Aepgirl Fri 22-Jun-18 09:55:11

My daughter made it very clear at the start that I would always be the first she would ask to 'babysit' etc, but that I was NEVER to give up anything - she watched me rebuild my life after my husband walked out. However, I just love the time I get to spend with my grandson and help whenever I can. Enjoy the baby, but don't forget you also have a life.

Gma29 Fri 22-Jun-18 09:59:28

I would go with what you feel comfortable offering, and not what you feel you should do. Any “obligation” can soon start to weigh heavy, and spoil things.

I didn’t get involved in regular childminding when my grandchildren were babies, but I did commit to a couple of days a week school collections when they were primary age, and for a couple of years I looked after them in the school holidays. We had lots of little trips out, and I baked with them etc. I really enjoyed it, and was glad of the time with them while they were quite young.

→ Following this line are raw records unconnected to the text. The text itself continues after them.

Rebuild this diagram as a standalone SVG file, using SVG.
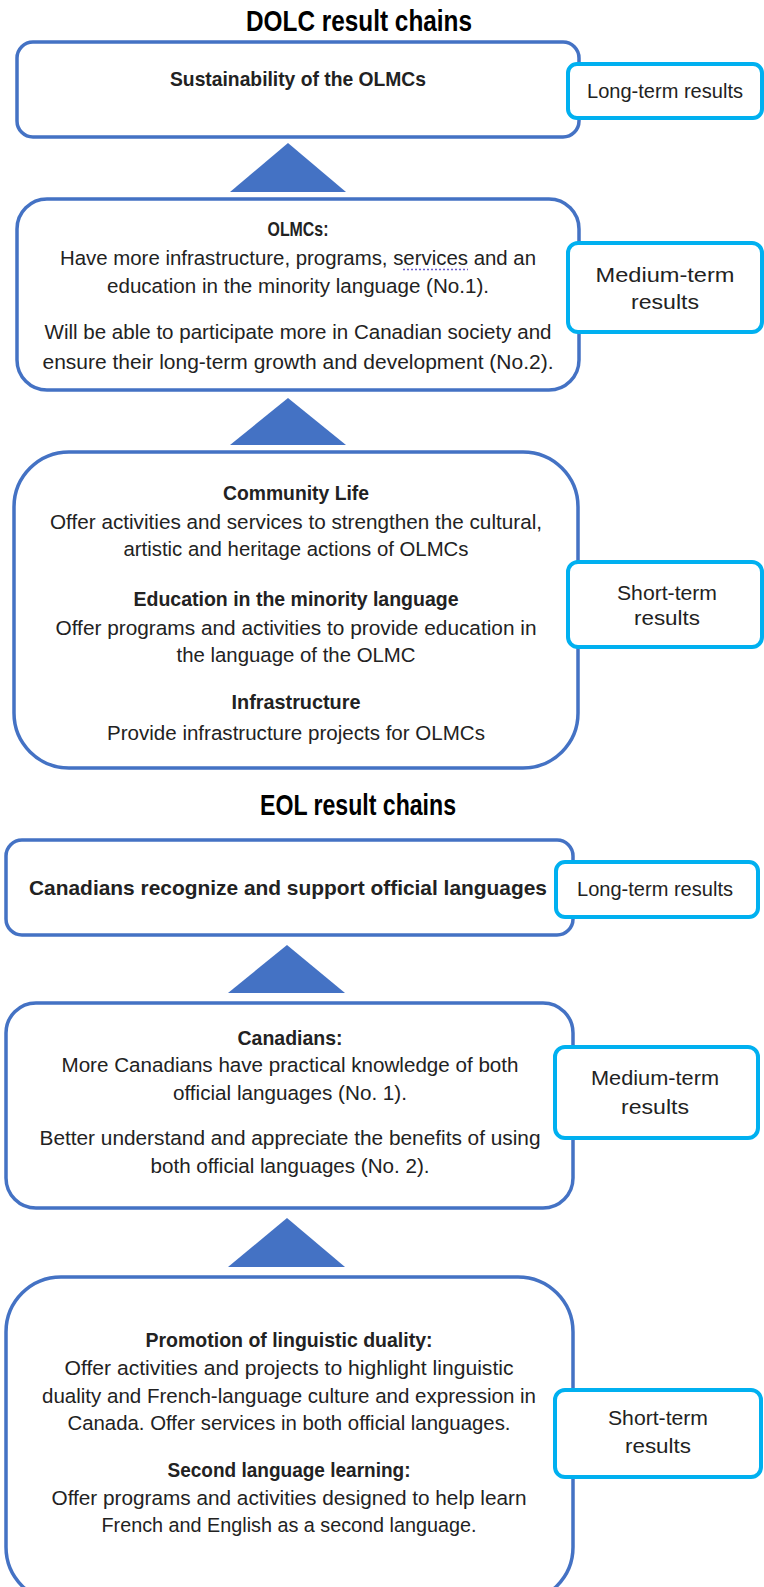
<svg xmlns="http://www.w3.org/2000/svg" width="764" height="1587" viewBox="0 0 764 1587">
<style>
.main{fill:#fff;stroke:#4472C4;stroke-width:3.5}
.lab{fill:#fff;stroke:#00B0F0;stroke-width:4}
.arr{fill:#4472C4}
text{font-family:"Liberation Sans",Arial,sans-serif;fill:#222;text-anchor:middle;font-size:20.5px}
.b{font-weight:bold}
.title{font-weight:bold;font-size:30px;fill:#000}
</style>
<rect width="764" height="1587" fill="#fff"/>
<g id="title-dolc"><text class="title" x="359" y="31" textLength="226" lengthAdjust="spacingAndGlyphs">DOLC result chains</text></g>
<g id="connectors">
<polygon class="arr" points="288,143 230,192 346,192"/>
<polygon class="arr" points="288,398 230,445 346,445"/>
<polygon class="arr" points="287,945 228,993 345,993"/>
<polygon class="arr" points="287,1218 228,1267 345,1267"/>
</g>
<g id="dolc-long">
<rect class="main" x="17" y="42" width="562" height="95" rx="16"/>
<text class="b" x="298" y="86" textLength="256" lengthAdjust="spacingAndGlyphs">Sustainability of the OLMCs</text>
</g>
<g id="dolc-long-label">
<rect class="lab" x="568" y="64" width="194" height="54" rx="9"/>
<text x="665" y="98" textLength="156" lengthAdjust="spacingAndGlyphs">Long-term results</text>
</g>
<g id="dolc-medium">
<rect class="main" x="17" y="199" width="562" height="191" rx="30"/>
<text class="b" x="298" y="236" textLength="61" lengthAdjust="spacingAndGlyphs">OLMCs:</text>
<text x="298" y="265" textLength="476" lengthAdjust="spacingAndGlyphs">Have more infrastructure, programs, services and an</text>
<line x1="403" y1="269.5" x2="468" y2="269.5" stroke="#6a5acd" stroke-width="1.5" stroke-dasharray="2 2"/>
<text x="298" y="293" textLength="382" lengthAdjust="spacingAndGlyphs">education in the minority language (No.1).</text>
<text x="298" y="339" textLength="507" lengthAdjust="spacingAndGlyphs">Will be able to participate more in Canadian society and</text>
<text x="298" y="369" textLength="511" lengthAdjust="spacingAndGlyphs">ensure their long-term growth and development (No.2).</text>
</g>
<g id="dolc-medium-label">
<rect class="lab" x="568" y="243" width="194" height="89" rx="10"/>
<text x="665" y="282" textLength="139" lengthAdjust="spacingAndGlyphs">Medium-term</text>
<text x="665" y="309" textLength="68" lengthAdjust="spacingAndGlyphs">results</text>
</g>
<g id="dolc-short">
<rect class="main" x="14" y="452" width="564" height="316" rx="55"/>
<text class="b" x="296" y="500" textLength="146" lengthAdjust="spacingAndGlyphs">Community Life</text>
<text x="296" y="529" textLength="492" lengthAdjust="spacingAndGlyphs">Offer activities and services to strengthen the cultural,</text>
<text x="296" y="556" textLength="345" lengthAdjust="spacingAndGlyphs">artistic and heritage actions of OLMCs</text>
<text class="b" x="296" y="606" textLength="325" lengthAdjust="spacingAndGlyphs">Education in the minority language</text>
<text x="296" y="635" textLength="481" lengthAdjust="spacingAndGlyphs">Offer programs and activities to provide education in</text>
<text x="296" y="662" textLength="239" lengthAdjust="spacingAndGlyphs">the language of the OLMC</text>
<text class="b" x="296" y="709" textLength="129" lengthAdjust="spacingAndGlyphs">Infrastructure</text>
<text x="296" y="740" textLength="378" lengthAdjust="spacingAndGlyphs">Provide infrastructure projects for OLMCs</text>
</g>
<g id="dolc-short-label">
<rect class="lab" x="568" y="562" width="194" height="85" rx="10"/>
<text x="667" y="600" textLength="100" lengthAdjust="spacingAndGlyphs">Short-term</text>
<text x="667" y="625" textLength="66" lengthAdjust="spacingAndGlyphs">results</text>
</g>
<g id="title-eol"><text class="title" x="358" y="815" textLength="196" lengthAdjust="spacingAndGlyphs">EOL result chains</text></g>
<g id="eol-long">
<rect class="main" x="6" y="840" width="567" height="95" rx="16"/>
<text class="b" x="288" y="895" textLength="518" lengthAdjust="spacingAndGlyphs">Canadians recognize and support official languages</text>
</g>
<g id="eol-long-label">
<rect class="lab" x="556" y="862" width="202" height="55" rx="9"/>
<text x="655" y="896" textLength="156" lengthAdjust="spacingAndGlyphs">Long-term results</text>
</g>
<g id="eol-medium">
<rect class="main" x="6" y="1003" width="567" height="205" rx="30"/>
<text class="b" x="290" y="1045" textLength="105" lengthAdjust="spacingAndGlyphs">Canadians:</text>
<text x="290" y="1072" textLength="457" lengthAdjust="spacingAndGlyphs">More Canadians have practical knowledge of both</text>
<text x="290" y="1100" textLength="234" lengthAdjust="spacingAndGlyphs">official languages (No. 1).</text>
<text x="290" y="1145" textLength="501" lengthAdjust="spacingAndGlyphs">Better understand and appreciate the benefits of using</text>
<text x="290" y="1173" textLength="279" lengthAdjust="spacingAndGlyphs">both official languages (No. 2).</text>
</g>
<g id="eol-medium-label">
<rect class="lab" x="555" y="1047" width="203" height="91" rx="10"/>
<text x="655" y="1085" textLength="128" lengthAdjust="spacingAndGlyphs">Medium-term</text>
<text x="655" y="1114" textLength="68" lengthAdjust="spacingAndGlyphs">results</text>
</g>
<g id="eol-short">
<rect class="main" x="6" y="1277" width="567" height="325" rx="55"/>
<text class="b" x="289" y="1347" textLength="287" lengthAdjust="spacingAndGlyphs">Promotion of linguistic duality:</text>
<text x="289" y="1375" textLength="449" lengthAdjust="spacingAndGlyphs">Offer activities and projects to highlight linguistic</text>
<text x="289" y="1403" textLength="494" lengthAdjust="spacingAndGlyphs">duality and French-language culture and expression in</text>
<text x="289" y="1430" textLength="443" lengthAdjust="spacingAndGlyphs">Canada. Offer services in both official languages.</text>
<text class="b" x="289" y="1477" textLength="243" lengthAdjust="spacingAndGlyphs">Second language learning:</text>
<text x="289" y="1505" textLength="475" lengthAdjust="spacingAndGlyphs">Offer programs and activities designed to help learn</text>
<text x="289" y="1532" textLength="375" lengthAdjust="spacingAndGlyphs">French and English as a second language.</text>
</g>
<g id="eol-short-label">
<rect class="lab" x="555" y="1390" width="206" height="87" rx="10"/>
<text x="658" y="1425" textLength="100" lengthAdjust="spacingAndGlyphs">Short-term</text>
<text x="658" y="1453" textLength="66" lengthAdjust="spacingAndGlyphs">results</text>
</g>
</svg>
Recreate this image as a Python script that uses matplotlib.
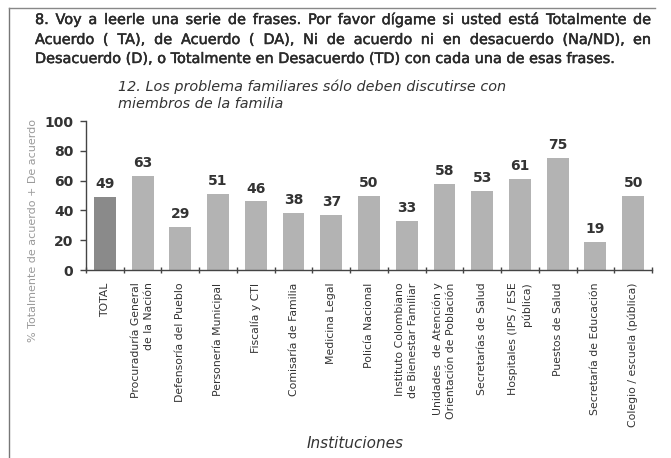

It all fitted around my life too, which might sound a bit selfish, but I think that is the key to a successful arrangement.

trisher Fri 22-Jun-18 10:00:28

I help with my GCs care regularly but would say that whatever you commit to remember it isn't by any means permanent. So she might appreciate help for a couple of years until the free nursery care chips in (at age 3+). I started with two days, cut to one and now do a pick up. And when the baby. starts school it will change again (I know it seems ages away but it passes so quickly) when she might like help for the school holidays. Be flexible. talk about it and choose what suits everyone, and be ready to change as the baby grows up. Congratulations to you all by the way.

NfkDumpling Fri 22-Jun-18 10:04:50

What about the other GPs? Do they want to do a regular stint? Share? Or just for treats.

Jane10 Fri 22-Jun-18 10:17:51

It's actually a treat for me! DGS aged 7 is coming for the weekend and we're so looking forward to it. Most likely more than he is!!